Created attachment 105801 [details] potential fix for this problem (diff against 2.4.21-20.EL)
Hey Chuck, Has this type of corruption been reported by any customers?
no customer reports, the bug was found by code inspection.
Created attachment 115302 [details] updated patch Chuck, The original patch did not compile in a current RHEL3 kernel. So I wanted to run this by you to ensure its correct. With my testing the patch seem not seem to cause any regressions, but, unfortunately, I was not able to reproduce the corruption either
i'm not sure why there is an "args.request" in the patch i attached. the 2.4.21-20.EL source i have here uses "args.count" just as your new patch does. looks good.
This patch does not look right to me. It is valid for NFS servers to write less data than was requested. There is no error implied when an NFS server does so because it may have done so for its own reasons. Of course, the NFS server may have written less data than requested because it did encounter some sort of out of space or exceeded quota limit. The client can discover this by generating another request to write the remainder of the data. If a real error existed which prevented the server from writing the full data the first time, then an error will be returned on this additional request. An NFS server is responsible for either storing the data that it has indicated that it has or returning an error to indicate why it could not. The client is responsible for storing all of the data requested by an application or returning an error indicating why it could not. A short return to the write(2) system call is generally interpreted by applications as an error having occurred. In this case, if the NFS client returns short, when no error has actually occurred, then the application may misbehave needlessly. The NFS client should implement proper support to handle short write returns.
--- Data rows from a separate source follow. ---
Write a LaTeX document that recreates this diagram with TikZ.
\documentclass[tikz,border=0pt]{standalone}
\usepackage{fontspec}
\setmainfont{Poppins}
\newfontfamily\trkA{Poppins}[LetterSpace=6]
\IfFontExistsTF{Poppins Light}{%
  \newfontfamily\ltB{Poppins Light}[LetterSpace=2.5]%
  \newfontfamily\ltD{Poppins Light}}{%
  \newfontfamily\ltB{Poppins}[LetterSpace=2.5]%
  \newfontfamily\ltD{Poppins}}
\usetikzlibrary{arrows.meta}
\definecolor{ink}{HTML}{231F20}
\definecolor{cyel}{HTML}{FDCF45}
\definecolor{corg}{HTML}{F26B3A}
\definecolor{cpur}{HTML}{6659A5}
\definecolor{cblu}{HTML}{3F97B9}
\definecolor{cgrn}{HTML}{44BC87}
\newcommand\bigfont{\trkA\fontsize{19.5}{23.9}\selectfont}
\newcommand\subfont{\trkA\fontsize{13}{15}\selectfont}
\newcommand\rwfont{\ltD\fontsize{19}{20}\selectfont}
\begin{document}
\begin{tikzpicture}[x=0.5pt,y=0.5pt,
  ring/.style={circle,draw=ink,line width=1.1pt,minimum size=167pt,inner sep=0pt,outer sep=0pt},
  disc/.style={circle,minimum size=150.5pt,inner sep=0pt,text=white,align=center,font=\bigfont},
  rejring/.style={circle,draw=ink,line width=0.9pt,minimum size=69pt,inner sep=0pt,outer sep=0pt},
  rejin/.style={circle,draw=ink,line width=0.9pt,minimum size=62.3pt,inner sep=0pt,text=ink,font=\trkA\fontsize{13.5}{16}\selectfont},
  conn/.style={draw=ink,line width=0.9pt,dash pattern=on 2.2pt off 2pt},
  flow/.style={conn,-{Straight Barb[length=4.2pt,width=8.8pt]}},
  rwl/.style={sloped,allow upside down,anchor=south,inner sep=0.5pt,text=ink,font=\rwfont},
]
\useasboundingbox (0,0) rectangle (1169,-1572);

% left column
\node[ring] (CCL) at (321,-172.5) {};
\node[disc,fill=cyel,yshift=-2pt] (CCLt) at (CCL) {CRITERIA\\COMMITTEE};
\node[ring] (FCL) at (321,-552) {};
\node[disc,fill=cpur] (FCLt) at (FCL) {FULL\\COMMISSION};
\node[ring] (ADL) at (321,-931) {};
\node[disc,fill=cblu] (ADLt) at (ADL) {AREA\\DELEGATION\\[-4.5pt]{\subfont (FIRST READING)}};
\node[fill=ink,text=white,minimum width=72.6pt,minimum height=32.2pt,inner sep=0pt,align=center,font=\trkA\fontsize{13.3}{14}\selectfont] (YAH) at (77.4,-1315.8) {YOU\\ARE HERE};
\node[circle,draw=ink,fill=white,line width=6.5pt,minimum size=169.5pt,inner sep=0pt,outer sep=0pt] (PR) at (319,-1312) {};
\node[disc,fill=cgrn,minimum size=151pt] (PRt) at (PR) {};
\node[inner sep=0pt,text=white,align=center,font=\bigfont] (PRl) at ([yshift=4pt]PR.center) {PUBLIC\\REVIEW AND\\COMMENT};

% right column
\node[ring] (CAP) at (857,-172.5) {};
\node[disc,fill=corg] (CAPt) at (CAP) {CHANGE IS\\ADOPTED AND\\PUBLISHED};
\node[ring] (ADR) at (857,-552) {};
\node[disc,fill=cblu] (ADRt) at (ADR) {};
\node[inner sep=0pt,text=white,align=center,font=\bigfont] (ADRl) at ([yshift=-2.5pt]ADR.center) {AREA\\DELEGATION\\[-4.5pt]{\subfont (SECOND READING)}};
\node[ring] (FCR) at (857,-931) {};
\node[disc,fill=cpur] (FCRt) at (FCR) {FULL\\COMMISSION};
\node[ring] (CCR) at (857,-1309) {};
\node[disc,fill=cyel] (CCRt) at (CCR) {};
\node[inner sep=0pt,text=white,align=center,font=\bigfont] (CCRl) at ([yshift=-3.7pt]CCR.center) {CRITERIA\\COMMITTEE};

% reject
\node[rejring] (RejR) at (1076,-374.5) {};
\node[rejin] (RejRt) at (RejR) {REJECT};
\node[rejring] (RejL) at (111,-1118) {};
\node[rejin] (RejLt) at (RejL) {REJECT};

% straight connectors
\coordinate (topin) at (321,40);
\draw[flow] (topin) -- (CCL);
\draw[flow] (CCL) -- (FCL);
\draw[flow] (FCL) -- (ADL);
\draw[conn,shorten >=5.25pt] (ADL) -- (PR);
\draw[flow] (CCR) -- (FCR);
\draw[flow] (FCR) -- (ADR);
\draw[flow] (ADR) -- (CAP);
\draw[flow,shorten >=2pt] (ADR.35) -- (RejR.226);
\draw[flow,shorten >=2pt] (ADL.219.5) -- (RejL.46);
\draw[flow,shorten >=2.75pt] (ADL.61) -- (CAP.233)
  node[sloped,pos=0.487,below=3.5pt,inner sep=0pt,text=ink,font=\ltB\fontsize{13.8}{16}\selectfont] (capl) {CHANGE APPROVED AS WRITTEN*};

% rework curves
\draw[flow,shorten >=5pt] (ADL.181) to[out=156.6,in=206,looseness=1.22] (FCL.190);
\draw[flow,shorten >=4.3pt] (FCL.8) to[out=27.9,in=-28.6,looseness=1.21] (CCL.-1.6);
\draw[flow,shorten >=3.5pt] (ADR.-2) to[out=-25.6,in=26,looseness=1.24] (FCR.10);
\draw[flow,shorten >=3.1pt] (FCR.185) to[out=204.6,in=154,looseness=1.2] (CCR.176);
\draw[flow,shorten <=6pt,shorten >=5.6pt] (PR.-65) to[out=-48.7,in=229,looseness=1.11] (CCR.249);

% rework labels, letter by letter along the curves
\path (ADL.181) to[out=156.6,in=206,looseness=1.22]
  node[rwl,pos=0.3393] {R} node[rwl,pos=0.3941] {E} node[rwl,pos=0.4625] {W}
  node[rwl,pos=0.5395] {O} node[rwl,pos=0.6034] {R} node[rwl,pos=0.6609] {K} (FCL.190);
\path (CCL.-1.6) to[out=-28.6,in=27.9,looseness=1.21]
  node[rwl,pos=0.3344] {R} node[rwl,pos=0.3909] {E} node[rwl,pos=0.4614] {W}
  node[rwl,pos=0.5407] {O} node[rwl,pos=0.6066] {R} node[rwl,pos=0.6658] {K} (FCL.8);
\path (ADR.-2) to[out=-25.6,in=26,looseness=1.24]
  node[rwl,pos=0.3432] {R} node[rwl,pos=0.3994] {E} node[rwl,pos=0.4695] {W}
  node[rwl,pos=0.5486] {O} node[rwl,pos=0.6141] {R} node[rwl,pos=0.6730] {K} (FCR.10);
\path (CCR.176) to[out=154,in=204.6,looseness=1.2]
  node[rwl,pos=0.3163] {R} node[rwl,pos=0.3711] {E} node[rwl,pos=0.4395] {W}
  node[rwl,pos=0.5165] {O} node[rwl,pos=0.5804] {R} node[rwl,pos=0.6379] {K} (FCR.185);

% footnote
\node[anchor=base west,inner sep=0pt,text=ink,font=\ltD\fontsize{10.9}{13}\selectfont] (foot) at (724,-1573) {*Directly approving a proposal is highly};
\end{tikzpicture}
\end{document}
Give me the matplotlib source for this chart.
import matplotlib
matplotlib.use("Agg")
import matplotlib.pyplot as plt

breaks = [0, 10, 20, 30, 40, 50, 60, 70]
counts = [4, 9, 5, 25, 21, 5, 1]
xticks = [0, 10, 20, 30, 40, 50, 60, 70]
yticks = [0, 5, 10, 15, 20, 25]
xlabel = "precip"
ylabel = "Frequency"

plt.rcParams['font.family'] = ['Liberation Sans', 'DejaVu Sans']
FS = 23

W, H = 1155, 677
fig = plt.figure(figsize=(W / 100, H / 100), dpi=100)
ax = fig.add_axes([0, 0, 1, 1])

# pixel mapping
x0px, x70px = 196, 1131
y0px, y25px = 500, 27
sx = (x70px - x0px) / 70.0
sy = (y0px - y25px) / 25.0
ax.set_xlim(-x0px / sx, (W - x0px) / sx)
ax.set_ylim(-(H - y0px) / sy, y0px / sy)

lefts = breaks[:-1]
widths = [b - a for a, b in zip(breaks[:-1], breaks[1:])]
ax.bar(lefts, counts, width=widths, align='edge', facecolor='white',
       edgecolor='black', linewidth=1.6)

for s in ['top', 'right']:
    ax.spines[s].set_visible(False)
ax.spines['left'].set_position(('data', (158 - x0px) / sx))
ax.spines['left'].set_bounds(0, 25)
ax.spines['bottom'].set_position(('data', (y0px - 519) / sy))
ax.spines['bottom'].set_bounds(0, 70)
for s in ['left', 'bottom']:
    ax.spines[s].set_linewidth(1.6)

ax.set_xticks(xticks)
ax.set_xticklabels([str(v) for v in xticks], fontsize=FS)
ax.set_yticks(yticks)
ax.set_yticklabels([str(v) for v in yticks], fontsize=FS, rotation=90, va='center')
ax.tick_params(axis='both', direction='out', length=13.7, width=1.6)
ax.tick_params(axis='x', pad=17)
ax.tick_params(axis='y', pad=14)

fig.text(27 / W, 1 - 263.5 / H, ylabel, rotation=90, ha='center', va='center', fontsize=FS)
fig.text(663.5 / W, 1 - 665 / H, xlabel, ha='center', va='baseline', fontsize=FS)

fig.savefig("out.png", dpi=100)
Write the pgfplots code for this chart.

It should not matter whether the WRITE requests are being generated from the data cache or from an O_DIRECT request.
hi peter- i agree that a server is allowed to return a short write, and that it is usually not an error. given the constraints on resources and ABI compatibility, however, the patch i have provided is only damage control for RHEL 3, and nothing more. if Red Hat has the resources to implement complete and ABI-compatible support for handling short reads and writes in both the cached and direct I/O paths in RHEL 3, then by all means, have at it. as 2.6 kernels are evolving, the NFS client in those kernels will eventually have complete support for handling short reads and writes in both the cached and direct I/O paths. i do not agree, however, that a short return from write(2) will cause "needless application misbehavior". if an app can't handle a short write, then it is poorly written and should be fixed. short writes will happen no matter what, and applications must be able to recover properly.
Due the the fact there has been not one reported problem of this nature and the proposed patch does introduce a functionality change (i.e. short writes). So I am very concern that fix of this type (or any type for that matter) has a high potently of introducing a regression. Therefore, I'm closing this bug as WONTFIX.